NOVITA’ EDITORIALI / “Tariq l’obbrobrio” DI KALOWSKI
di Raffaele Polo ______
Marcello Kalowski (nella foto), nato a Roma nel 1954, ha lavorato a lungo per la Hebrew Immigration Aid Service, organizzazione ebraico-americana che fornisce assistenza ai profughi ebrei.
Ha esordito in narrativa nel 2015 con il romanzo Il silenzio di Abram. Mio padre dopo Auschwitz, edito da Laterza. Adesso, pubblica con Besa questo “Tariq l’obbrobrio” nella collana Nadir (pag. 224 euro 16) dove il protagonista Tariq è un giovane inconsapevole omosessuale, che vive libero dai condizionamenti in una terra arida e straziata dal dolore da cui sarà costretto a fuggire.
Per salvarsi dal terribile destino che gli è stato riservato, Tariq cercherà rifugio nel nostro mondo: presto scoprirà, però, che quell’universo rigoglioso, felice e “pieno di colori” che era sicuro di trovare sa essere non meno arido e grigio di quello che è stato costretto a lasciare.
Una vicenda drammatica, ricca di introspezione, che la prosa dello scrittore rende molto efficacemente come si evince da questo breve estratto:
Per giorni ho ascoltato la radio, guardato la televisione, letto i giornali, alla ricerca di un piccolo spiraglio che insinuasse in me il dubbio, che potesse farmi sperare che mi sbagliavo, che non si trattava di lui.

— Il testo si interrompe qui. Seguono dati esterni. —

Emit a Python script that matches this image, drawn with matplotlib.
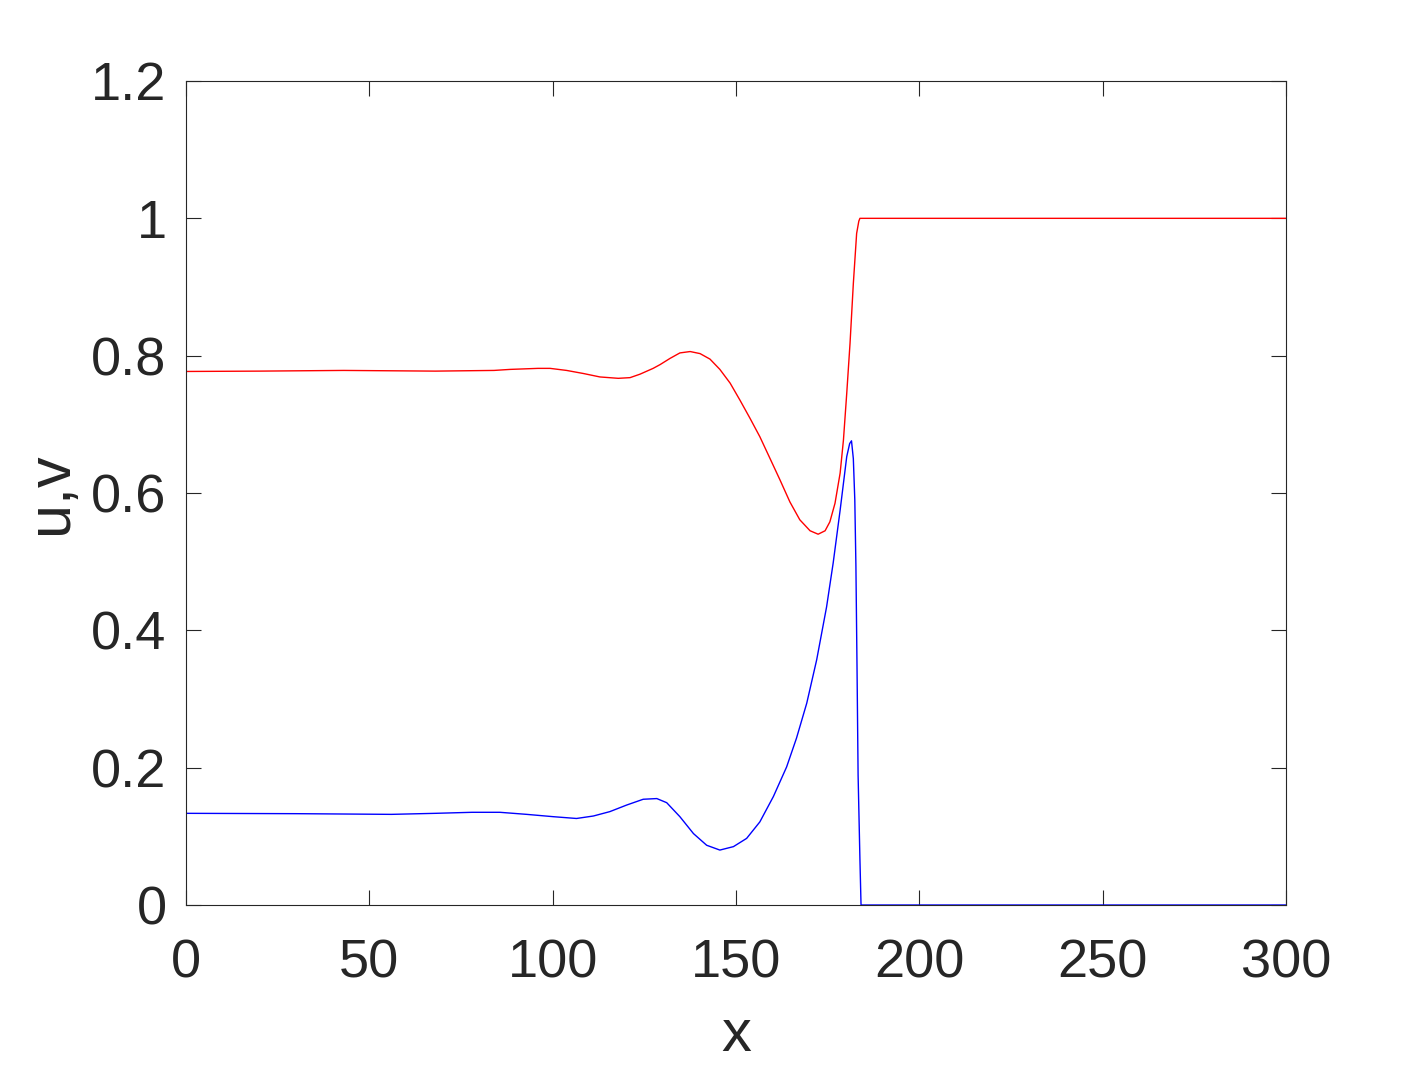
import matplotlib
matplotlib.use("Agg")
import matplotlib.pyplot as plt

# red curve (v)
x_red = [0, 20, 43, 68, 84, 88.4, 96, 99.3, 103.8, 108.4, 112.9, 117.9, 121.1, 123.8, 127.4, 129.3,
         132.0, 134.7, 137.5, 140.2, 142.9, 145.6, 148.4, 151.1, 153.8, 156.5, 159.3, 162.0, 164.7,
         167.4, 170.2, 172.4, 174.3, 175.6, 177.0, 178.4, 179.3, 180.2, 181.1, 182.0, 182.9, 183.5,
         183.8, 200, 250, 300]
y_red = [0.777, 0.7775, 0.7785, 0.7775, 0.7785, 0.780, 0.7815, 0.7815, 0.7785, 0.774, 0.769, 0.767,
         0.768, 0.773, 0.7815, 0.787,
         0.796, 0.804, 0.806, 0.803, 0.795, 0.780, 0.760, 0.735, 0.709, 0.682, 0.650, 0.619, 0.587,
         0.561, 0.545, 0.540, 0.545, 0.558, 0.585, 0.629, 0.677, 0.745, 0.818, 0.905, 0.978, 0.996,
         1.0, 1.0, 1.0, 1.0]

# blue curve (u)
x_blue = [0, 30, 56, 68, 78, 85.6, 92.9, 100.2, 106.5, 111.1, 115.6, 120.2, 124.7, 128.4, 131.1,
          134.7, 138.4, 142.0, 145.6, 149.3, 152.9, 156.5, 160.2, 163.8, 166.5, 169.3, 172.0, 174.7,
          176.5, 178.4, 180.2, 181.0, 181.5, 182.0, 182.4, 182.7, 183.0, 183.3, 183.8, 184.1, 200, 250, 300]
y_blue = [0.1335, 0.133, 0.132, 0.1335, 0.135, 0.135, 0.132, 0.1286, 0.126, 0.1296, 0.136,
          0.1456, 0.154, 0.155, 0.149,
          0.1286, 0.104, 0.087, 0.080, 0.085, 0.097, 0.121, 0.158, 0.201, 0.243, 0.294, 0.357, 0.434,
          0.498, 0.575, 0.653, 0.672, 0.676, 0.650, 0.590, 0.495, 0.349, 0.189, 0.066, 0.0, 0.0, 0.0, 0.0]

x_ticks = [0, 50, 100, 150, 200, 250, 300]
y_ticks = [0, 0.2, 0.4, 0.6, 0.8, 1.0, 1.2]
y_ticklabels = ["0", "0.2", "0.4", "0.6", "0.8", "1", "1.2"]

plt.rcParams['font.family'] = ['Liberation Sans', 'DejaVu Sans']
fig = plt.figure(figsize=(14.23, 10.67), dpi=100)
ax = fig.add_axes([186 / 1423, 1 - 905 / 1067, 1100 / 1423, 824 / 1067])

ax.plot(x_red, y_red, color='#ff0000', lw=1.0)
ax.plot(x_blue, y_blue, color='#0000ff', lw=1.0)

ax.set_xlim(0, 300)
ax.set_ylim(0, 1.2)
ax.set_xticks(x_ticks)
ax.set_yticks(y_ticks)
ax.set_yticklabels(y_ticklabels)
dark = '#262626'
ax.tick_params(direction='in', length=11, width=0.8, colors=dark, labelsize=39,
               top=True, right=True)
ax.tick_params(axis='x', pad=24)
ax.tick_params(axis='y', pad=14)
for s in ax.spines.values():
    s.set_color(dark)
    s.set_linewidth(0.8)
ax.set_xlabel('x', fontsize=43, color=dark, labelpad=14)
ax.set_ylabel('u,v', fontsize=44, color=dark, labelpad=8)

fig.savefig('out.png', dpi=100)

Conoscevo Tariq così bene che mi sarebbe bastato un particolare qualsiasi, anche il più insignificante, il più trascurabile, per capire; ho setacciato, sezionato, analizzato ogni notizia alla ricerca di qualcosa che incrinasse quella terribile certezza che mi divorava le viscere come una larva famelica; ma non ho trovato nulla. […] ho trascorso giorni e giorni annebbiata da una sensazione di colpa, e di perdita, da cui mi sentivo soffocare. […] Non ero sorpresa, sapevo che non ci sarebbe voluto molto perché arrivassero a me, credo di essere l’unica persona che lo frequentasse, in amicizia intendo dire, senza altri scopi. Più volte avevo pensato che forse sarei dovuta andare io alla polizia per spiegare che non ci può essere altro esito quando si continua a travasare infelicità in un recipiente stracolmo, che non ne può contenere oltre. Ma non avrebbero capito.